> [TO DO] Quote every line from the top of the listing down to and including the line that contains "const fmt = v".

— Start of INPUT MATERIAL —

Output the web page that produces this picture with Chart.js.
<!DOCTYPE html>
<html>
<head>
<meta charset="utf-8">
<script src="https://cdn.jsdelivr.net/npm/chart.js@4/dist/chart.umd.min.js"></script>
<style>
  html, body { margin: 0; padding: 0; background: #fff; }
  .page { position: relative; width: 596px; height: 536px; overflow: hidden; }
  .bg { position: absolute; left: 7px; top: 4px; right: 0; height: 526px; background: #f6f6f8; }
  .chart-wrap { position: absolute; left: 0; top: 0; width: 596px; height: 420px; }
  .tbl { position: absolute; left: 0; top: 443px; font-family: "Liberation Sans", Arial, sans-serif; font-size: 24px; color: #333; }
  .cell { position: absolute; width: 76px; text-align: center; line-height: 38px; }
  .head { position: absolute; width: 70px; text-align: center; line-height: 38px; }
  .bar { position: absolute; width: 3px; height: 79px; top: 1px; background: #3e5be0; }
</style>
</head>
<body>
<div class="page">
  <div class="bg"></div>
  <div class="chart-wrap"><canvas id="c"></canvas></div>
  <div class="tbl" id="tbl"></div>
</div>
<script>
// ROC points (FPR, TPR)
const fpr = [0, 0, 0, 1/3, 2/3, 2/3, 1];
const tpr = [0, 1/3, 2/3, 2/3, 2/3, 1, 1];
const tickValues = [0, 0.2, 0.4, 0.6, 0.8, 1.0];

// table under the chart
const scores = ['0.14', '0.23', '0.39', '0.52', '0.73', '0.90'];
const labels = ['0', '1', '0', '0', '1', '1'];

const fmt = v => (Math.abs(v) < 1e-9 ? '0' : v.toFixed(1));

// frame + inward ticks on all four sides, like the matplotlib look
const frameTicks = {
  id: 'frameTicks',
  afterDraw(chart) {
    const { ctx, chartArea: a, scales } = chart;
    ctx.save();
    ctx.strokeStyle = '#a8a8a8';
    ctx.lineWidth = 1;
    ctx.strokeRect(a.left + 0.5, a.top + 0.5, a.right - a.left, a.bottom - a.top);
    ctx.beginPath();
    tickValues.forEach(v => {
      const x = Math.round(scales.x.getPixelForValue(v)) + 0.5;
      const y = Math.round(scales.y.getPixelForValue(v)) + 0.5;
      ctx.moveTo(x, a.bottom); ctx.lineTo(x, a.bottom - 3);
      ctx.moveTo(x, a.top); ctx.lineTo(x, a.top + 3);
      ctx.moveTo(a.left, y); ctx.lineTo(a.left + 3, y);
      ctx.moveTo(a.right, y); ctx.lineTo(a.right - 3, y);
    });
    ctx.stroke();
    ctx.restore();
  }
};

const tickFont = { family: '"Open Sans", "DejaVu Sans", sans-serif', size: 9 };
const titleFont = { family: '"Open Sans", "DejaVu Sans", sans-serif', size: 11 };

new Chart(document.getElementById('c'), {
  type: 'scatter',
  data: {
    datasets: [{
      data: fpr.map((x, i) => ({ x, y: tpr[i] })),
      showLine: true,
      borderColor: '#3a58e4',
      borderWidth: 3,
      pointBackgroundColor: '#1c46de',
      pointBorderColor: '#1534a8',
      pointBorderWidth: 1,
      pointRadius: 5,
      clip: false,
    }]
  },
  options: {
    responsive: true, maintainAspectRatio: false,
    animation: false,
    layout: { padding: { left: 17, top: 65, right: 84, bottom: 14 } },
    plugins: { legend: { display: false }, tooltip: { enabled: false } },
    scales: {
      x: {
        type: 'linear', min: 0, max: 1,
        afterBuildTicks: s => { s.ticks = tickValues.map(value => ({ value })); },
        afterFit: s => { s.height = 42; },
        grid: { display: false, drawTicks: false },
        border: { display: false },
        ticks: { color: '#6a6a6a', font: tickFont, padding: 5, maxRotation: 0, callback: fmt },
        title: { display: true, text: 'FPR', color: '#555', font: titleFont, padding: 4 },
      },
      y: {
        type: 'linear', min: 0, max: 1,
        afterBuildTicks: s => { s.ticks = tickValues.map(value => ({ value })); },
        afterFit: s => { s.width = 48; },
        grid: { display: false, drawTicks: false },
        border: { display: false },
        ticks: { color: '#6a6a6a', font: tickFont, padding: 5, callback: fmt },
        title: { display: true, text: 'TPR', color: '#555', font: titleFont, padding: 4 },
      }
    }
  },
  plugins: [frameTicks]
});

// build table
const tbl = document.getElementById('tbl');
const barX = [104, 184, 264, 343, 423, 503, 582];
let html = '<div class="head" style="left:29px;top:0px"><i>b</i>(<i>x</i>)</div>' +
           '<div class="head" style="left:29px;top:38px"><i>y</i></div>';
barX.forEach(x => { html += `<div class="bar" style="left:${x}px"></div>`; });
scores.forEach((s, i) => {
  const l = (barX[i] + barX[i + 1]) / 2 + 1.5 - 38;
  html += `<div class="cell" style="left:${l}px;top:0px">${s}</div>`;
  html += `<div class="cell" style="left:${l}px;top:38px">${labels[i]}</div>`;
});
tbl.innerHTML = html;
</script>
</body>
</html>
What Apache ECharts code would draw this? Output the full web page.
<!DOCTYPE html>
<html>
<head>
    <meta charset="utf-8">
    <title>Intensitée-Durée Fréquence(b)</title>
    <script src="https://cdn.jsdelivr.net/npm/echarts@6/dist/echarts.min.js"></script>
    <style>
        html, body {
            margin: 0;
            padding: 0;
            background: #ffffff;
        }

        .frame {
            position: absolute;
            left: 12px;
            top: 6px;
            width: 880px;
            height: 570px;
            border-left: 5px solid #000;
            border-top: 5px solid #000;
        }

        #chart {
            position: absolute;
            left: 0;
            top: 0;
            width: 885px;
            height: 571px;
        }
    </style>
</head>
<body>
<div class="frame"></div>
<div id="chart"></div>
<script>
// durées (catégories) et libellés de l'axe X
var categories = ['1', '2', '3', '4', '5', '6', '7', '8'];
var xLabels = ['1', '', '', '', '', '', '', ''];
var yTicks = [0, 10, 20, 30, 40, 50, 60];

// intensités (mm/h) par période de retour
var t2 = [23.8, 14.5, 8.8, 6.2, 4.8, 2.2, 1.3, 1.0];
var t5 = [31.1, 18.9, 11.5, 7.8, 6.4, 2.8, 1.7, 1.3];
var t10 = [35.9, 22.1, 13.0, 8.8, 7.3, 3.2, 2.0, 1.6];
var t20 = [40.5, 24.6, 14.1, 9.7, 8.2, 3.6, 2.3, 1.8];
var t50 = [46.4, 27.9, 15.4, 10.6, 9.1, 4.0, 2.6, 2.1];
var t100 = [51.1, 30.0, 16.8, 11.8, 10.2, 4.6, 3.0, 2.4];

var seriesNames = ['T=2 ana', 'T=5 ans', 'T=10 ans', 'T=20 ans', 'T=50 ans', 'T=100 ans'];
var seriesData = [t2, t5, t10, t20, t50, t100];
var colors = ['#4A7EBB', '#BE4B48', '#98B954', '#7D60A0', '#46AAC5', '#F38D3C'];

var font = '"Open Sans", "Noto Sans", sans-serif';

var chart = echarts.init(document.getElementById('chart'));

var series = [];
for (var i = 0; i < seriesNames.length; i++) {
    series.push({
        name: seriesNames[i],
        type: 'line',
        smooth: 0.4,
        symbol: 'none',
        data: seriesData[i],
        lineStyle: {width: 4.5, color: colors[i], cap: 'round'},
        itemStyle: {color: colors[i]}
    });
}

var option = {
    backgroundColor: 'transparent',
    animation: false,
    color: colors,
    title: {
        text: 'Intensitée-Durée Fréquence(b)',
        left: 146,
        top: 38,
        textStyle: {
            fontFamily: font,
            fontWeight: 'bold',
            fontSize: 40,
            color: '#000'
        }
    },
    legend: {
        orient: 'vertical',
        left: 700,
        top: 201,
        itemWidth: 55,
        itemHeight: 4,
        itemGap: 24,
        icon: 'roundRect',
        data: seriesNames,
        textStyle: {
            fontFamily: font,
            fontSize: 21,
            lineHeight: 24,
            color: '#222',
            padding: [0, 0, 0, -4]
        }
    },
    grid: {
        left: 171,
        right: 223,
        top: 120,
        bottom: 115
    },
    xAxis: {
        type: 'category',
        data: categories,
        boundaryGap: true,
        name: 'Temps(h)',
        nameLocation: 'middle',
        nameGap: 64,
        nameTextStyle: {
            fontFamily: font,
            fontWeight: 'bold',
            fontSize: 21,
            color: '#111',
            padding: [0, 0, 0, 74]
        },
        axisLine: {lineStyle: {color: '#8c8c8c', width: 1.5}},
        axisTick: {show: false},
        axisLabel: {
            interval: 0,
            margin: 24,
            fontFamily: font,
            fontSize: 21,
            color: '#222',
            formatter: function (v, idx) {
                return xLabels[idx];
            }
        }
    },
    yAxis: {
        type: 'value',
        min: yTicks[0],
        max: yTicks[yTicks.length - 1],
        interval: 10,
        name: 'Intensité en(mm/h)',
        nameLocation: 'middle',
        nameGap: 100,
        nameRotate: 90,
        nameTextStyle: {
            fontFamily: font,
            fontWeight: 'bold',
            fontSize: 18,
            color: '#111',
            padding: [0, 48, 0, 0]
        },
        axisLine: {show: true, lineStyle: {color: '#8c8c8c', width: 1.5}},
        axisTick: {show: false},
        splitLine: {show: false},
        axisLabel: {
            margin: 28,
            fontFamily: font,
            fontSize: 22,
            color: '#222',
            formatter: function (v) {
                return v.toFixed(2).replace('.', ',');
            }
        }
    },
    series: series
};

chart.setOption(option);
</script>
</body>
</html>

— End of INPUT MATERIAL —

> [SOLUTION TO THIS TASK]
Output the web page that produces this picture with Chart.js.
<!DOCTYPE html>
<html>
<head>
<meta charset="utf-8">
<script src="https://cdn.jsdelivr.net/npm/chart.js@4/dist/chart.umd.min.js"></script>
<style>
  html, body { margin: 0; padding: 0; background: #fff; }
  .page { position: relative; width: 596px; height: 536px; overflow: hidden; }
  .bg { position: absolute; left: 7px; top: 4px; right: 0; height: 526px; background: #f6f6f8; }
  .chart-wrap { position: absolute; left: 0; top: 0; width: 596px; height: 420px; }
  .tbl { position: absolute; left: 0; top: 443px; font-family: "Liberation Sans", Arial, sans-serif; font-size: 24px; color: #333; }
  .cell { position: absolute; width: 76px; text-align: center; line-height: 38px; }
  .head { position: absolute; width: 70px; text-align: center; line-height: 38px; }
  .bar { position: absolute; width: 3px; height: 79px; top: 1px; background: #3e5be0; }
</style>
</head>
<body>
<div class="page">
  <div class="bg"></div>
  <div class="chart-wrap"><canvas id="c"></canvas></div>
  <div class="tbl" id="tbl"></div>
</div>
<script>
// ROC points (FPR, TPR)
const fpr = [0, 0, 0, 1/3, 2/3, 2/3, 1];
const tpr = [0, 1/3, 2/3, 2/3, 2/3, 1, 1];
const tickValues = [0, 0.2, 0.4, 0.6, 0.8, 1.0];

// table under the chart
const scores = ['0.14', '0.23', '0.39', '0.52', '0.73', '0.90'];
const labels = ['0', '1', '0', '0', '1', '1'];

const fmt = v => (Math.abs(v) < 1e-9 ? '0' : v.toFixed(1));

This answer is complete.